The Proposal also would introduce a modified LCR standard for bank holding companies and savings and loan holding companies with at least $50 billion in total consolidated assets that are not advanced approaches banking organizations. This modified LCR would implement a 21 calendar day (rather than 30 calendar day) stress scenario for modified LCR companies. In addition, unlike under the LCR applicable to advanced approaches banking organizations, total cash outflow for the modified LCR would not be based on the highest cumulative outflow day during the stress period but instead would be calculated as total cash outflows over a 21 calendar day stress period. In addition, the modified LCR would use inflow and outflow rate assumptions generally equal to 70% of those used for purposes of the LCR for advanced approaches banking organizations. The modified LCR would not separately apply to the depository institution or other subsidiaries of non-advanced approaches covered banking organizations.
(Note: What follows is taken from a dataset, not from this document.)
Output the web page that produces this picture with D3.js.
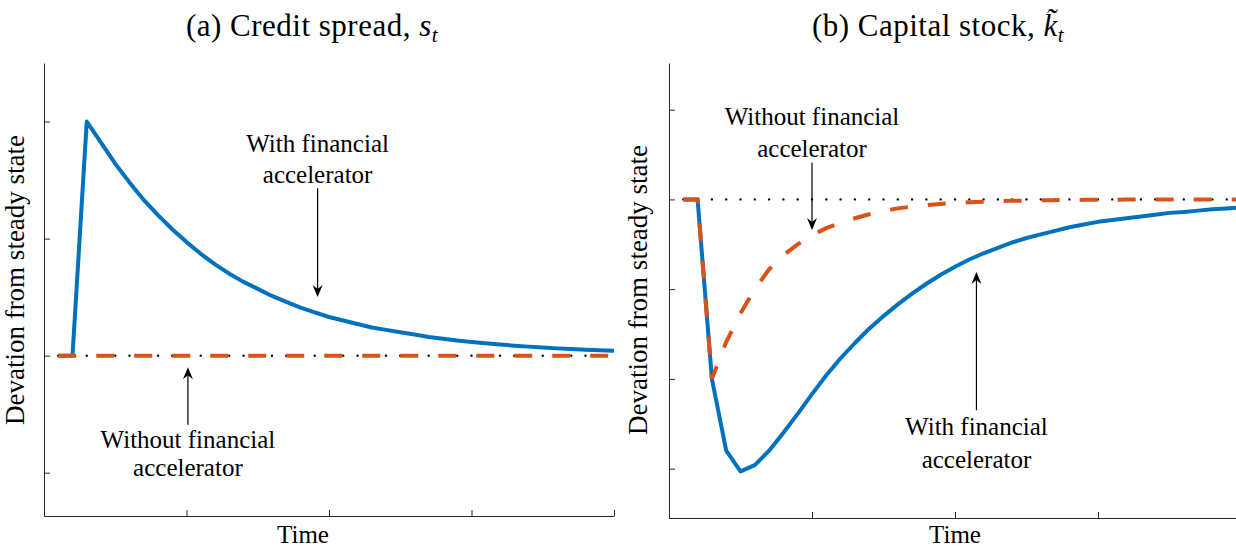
<!DOCTYPE html>
<html>
<head>
<meta charset="utf-8">
<script src="https://cdn.jsdelivr.net/npm/d3@7"></script>
<style>
  body { margin: 0; background: #fff; }
  svg { display: block; }
  text { font-family: "Liberation Serif", "Times New Roman", serif; fill: #000; }
</style>
</head>
<body>
<div id="svg-container"></div>
<script>
// ---------------- data ----------------
const periods = d3.range(1, 41); // t = 1..40

// (a) credit spread, with financial accelerator
const spreadWith = [0, 0, 2.00, 1.82, 1.64, 1.48, 1.33, 1.20, 1.08, 0.97,
  0.87, 0.78, 0.70, 0.63, 0.57, 0.51, 0.46, 0.41, 0.37, 0.33,
  0.30, 0.27, 0.24, 0.22, 0.20, 0.18, 0.16, 0.145, 0.13, 0.117,
  0.105, 0.095, 0.085, 0.077, 0.069, 0.062, 0.056, 0.050, 0.046, 0.042];
// (a) without accelerator: spread stays at steady state
const spreadWithout = periods.map(() => 0);

// (b) capital stock
const capitalWith = [0, 0, -2.00, -2.80, -3.03, -2.96, -2.80, -2.60, -2.39, -2.17,
  -1.96, -1.77, -1.60, -1.44, -1.30, -1.17, -1.05, -0.94, -0.84, -0.75,
  -0.67, -0.60, -0.54, -0.48, -0.43, -0.39, -0.35, -0.31, -0.28, -0.25,
  -0.23, -0.21, -0.19, -0.17, -0.15, -0.14, -0.125, -0.11, -0.10, -0.09];
const capitalWithout = [0, 0, -2.00, -1.59, -1.27, -1.00, -0.78, -0.62, -0.50, -0.40,
  -0.32, -0.26, -0.21, -0.165, -0.13, -0.10, -0.08, -0.065, -0.05, -0.04,
  -0.032, -0.026, -0.02, -0.016, -0.013, -0.01, -0.008, -0.006, -0.005, -0.004,
  -0.003, -0.002, -0.002, -0.001, -0.001, 0, 0, 0, 0, 0];

const xTicks = [0, 10, 20, 30, 40];
const yTicksA = [-1, 0, 1, 2];
const yTicksB = [-3, -2, -1, 0, 1];

// annotations in data units: [t, value]
const notesA = [
  { lines: ["With financial", "accelerator"], at: [19.2, 1.74], step: -0.265, from: [19.2, 1.43], to: [19.2, 0.50] },
  { lines: ["Without financial", "accelerator"], at: [10.1, -0.79], step: -0.24, from: [10.1, -0.59], to: [10.1, -0.10] }
];
const notesB = [
  { lines: ["Without financial", "accelerator"], at: [10.0, 0.83], step: -0.36, from: [10.0, 0.41], to: [10.0, -0.34] },
  { lines: ["With financial", "accelerator"], at: [21.5, -2.63], step: -0.36, from: [21.5, -2.35], to: [21.5, -0.81] }
];

// ---------------- init ----------------
const width = 1236, height = 550;
const svg = d3.select("#svg-container").append("svg")
  .attr("width", width).attr("height", height);

const blue = "#0072BD", orange = "#D95319", axisColor = "#262626";

const panels = [
  { xr: [44, 614], yr: [516, 63], yd: [-1.37, 2.5], yTicks: yTicksA,
    withS: spreadWith, withoutS: spreadWithout, notes: notesA,
    title: ["(a) Credit spread, ", "s", "t", false], titleX: 312, timeX: 303, ylabX: 24, ylabY: 280 },
  { xr: [669, 1241], yr: [518, 63], yd: [-3.55, 1.52], yTicks: yTicksB,
    withS: capitalWith, withoutS: capitalWithout, notes: notesB,
    title: ["(b) Capital stock, ", "k", "t", true], titleX: 938, timeX: 955, ylabX: 647, ylabY: 290 }
];

panels.forEach((p) => {
  const x = d3.scaleLinear().domain([0, 40]).range(p.xr);
  const y = d3.scaleLinear().domain(p.yd).range(p.yr);
  const g = svg.append("g");

  // axes
  g.append("g")
    .attr("transform", `translate(0,${p.yr[0]})`)
    .call(d3.axisBottom(x).tickValues(xTicks).tickSizeInner(-6).tickSizeOuter(0).tickFormat(""))
    .call((a) => a.selectAll("line,path").attr("stroke", axisColor));
  g.append("g")
    .attr("transform", `translate(${p.xr[0]},0)`)
    .call(d3.axisLeft(y).tickValues(p.yTicks).tickSizeInner(-6).tickSizeOuter(0).tickFormat(""))
    .call((a) => a.selectAll("line,path").attr("stroke", axisColor));

  // steady state: black dotted line, one dot per period
  const step = x(1) - x(0);
  g.append("line")
    .attr("x1", x(1)).attr("x2", x(40))
    .attr("y1", y(0)).attr("y2", y(0))
    .attr("stroke", "#000").attr("stroke-width", 2.4)
    .attr("stroke-dasharray", `0,${step}`)
    .attr("stroke-linecap", "round");

  const line = d3.line()
    .x((d, i) => x(periods[i]))
    .y((d) => y(d));

  g.append("path").datum(p.withS)
    .attr("d", line).attr("fill", "none")
    .attr("stroke", blue).attr("stroke-width", 4)
    .attr("stroke-linejoin", "round");

  g.append("path").datum(p.withoutS)
    .attr("d", line).attr("fill", "none")
    .attr("stroke", orange).attr("stroke-width", 4)
    .attr("stroke-dasharray", "18,20");

  // annotations
  p.notes.forEach((n) => {
    n.lines.forEach((s, i) => {
      g.append("text")
        .attr("x", x(n.at[0]))
        .attr("y", y(n.at[1] + i * n.step))
        .attr("text-anchor", "middle")
        .style("font-size", "25px")
        .text(s);
    });
    const x0 = x(n.from[0]), y0 = y(n.from[1]);
    const x1 = x(n.to[0]), y1 = y(n.to[1]);
    const dir = y1 > y0 ? 1 : -1;
    g.append("line")
      .attr("x1", x0).attr("y1", y0).attr("x2", x1).attr("y2", y1 - dir * 6)
      .attr("stroke", "#000").attr("stroke-width", 1.2);
    g.append("path")
      .attr("d", `M${x1},${y1} L${x1 - 5},${y1 - dir * 12} L${x1},${y1 - dir * 8} L${x1 + 5},${y1 - dir * 12} Z`)
      .attr("fill", "#000");
  });

  // labels
  g.append("text")
    .attr("x", p.timeX).attr("y", 543)
    .attr("text-anchor", "middle")
    .style("font-size", "25px")
    .text("Time");

  g.append("text")
    .attr("transform", `translate(${p.ylabX},${p.ylabY}) rotate(-90)`)
    .attr("text-anchor", "middle")
    .style("font-size", "27px")
    .text("Devation from steady state");

  const t = g.append("text")
    .attr("x", p.titleX).attr("y", 36)
    .attr("text-anchor", "middle")
    .style("font-size", "31px")
    .style("letter-spacing", "0.5px");
  t.append("tspan").text(p.title[0]);
  t.append("tspan").style("font-style", "italic").text(p.title[3] ? p.title[1] + "\u0303" : p.title[1]);
  t.append("tspan").style("font-style", "italic").style("font-size", "21px")
    .attr("dy", 6).text(p.title[2]);
});
</script>
</body>
</html>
While endorsing an LCR that, in certain respects, is more stringent than the Basel III LCR, the FRB nonetheless emphasized that the LCR is only one part of an evolving field of liquidity regulation. The FRB noted that the LCR is meant to be complementary to the FRB’s regime of enhanced prudential supervision under Section 165 of the Dodd-Frank Wall Street Reform and Consumer Protection Act – which would already require company run liquidity stress testing and contingency planning – and reiterated the FRB’s commitment to adopting a version of the longer-term net stable funding ratio currently under review by the Basel Committee. Finally, at the FRB meeting to approve the Proposal the FRB governors highlighted other forthcoming “macroprudential” initiatives focused on risks associated with short-term wholesale funding and securities financing transactions. FRB Governor Daniel K. Tarullo, echoing other remarks that he has made recently, noted that risks presented by short-term wholesale funding are “as much or more macroprudential as they are firm-specific, whereas the LCR has a principally microprudential focus, focused as it is on the liquidity of each firm individually.” Governor Tarullo concluded by stressing that “among [the FRB’s] highest remaining priorities should be more macroprudentially informed regulatory measures to address the tail risk event of a generalized liquidity stress by forcing some internalization of the systemic costs of this form of financial intermediation.”
Comments on the Proposal are due by January 31, 2014.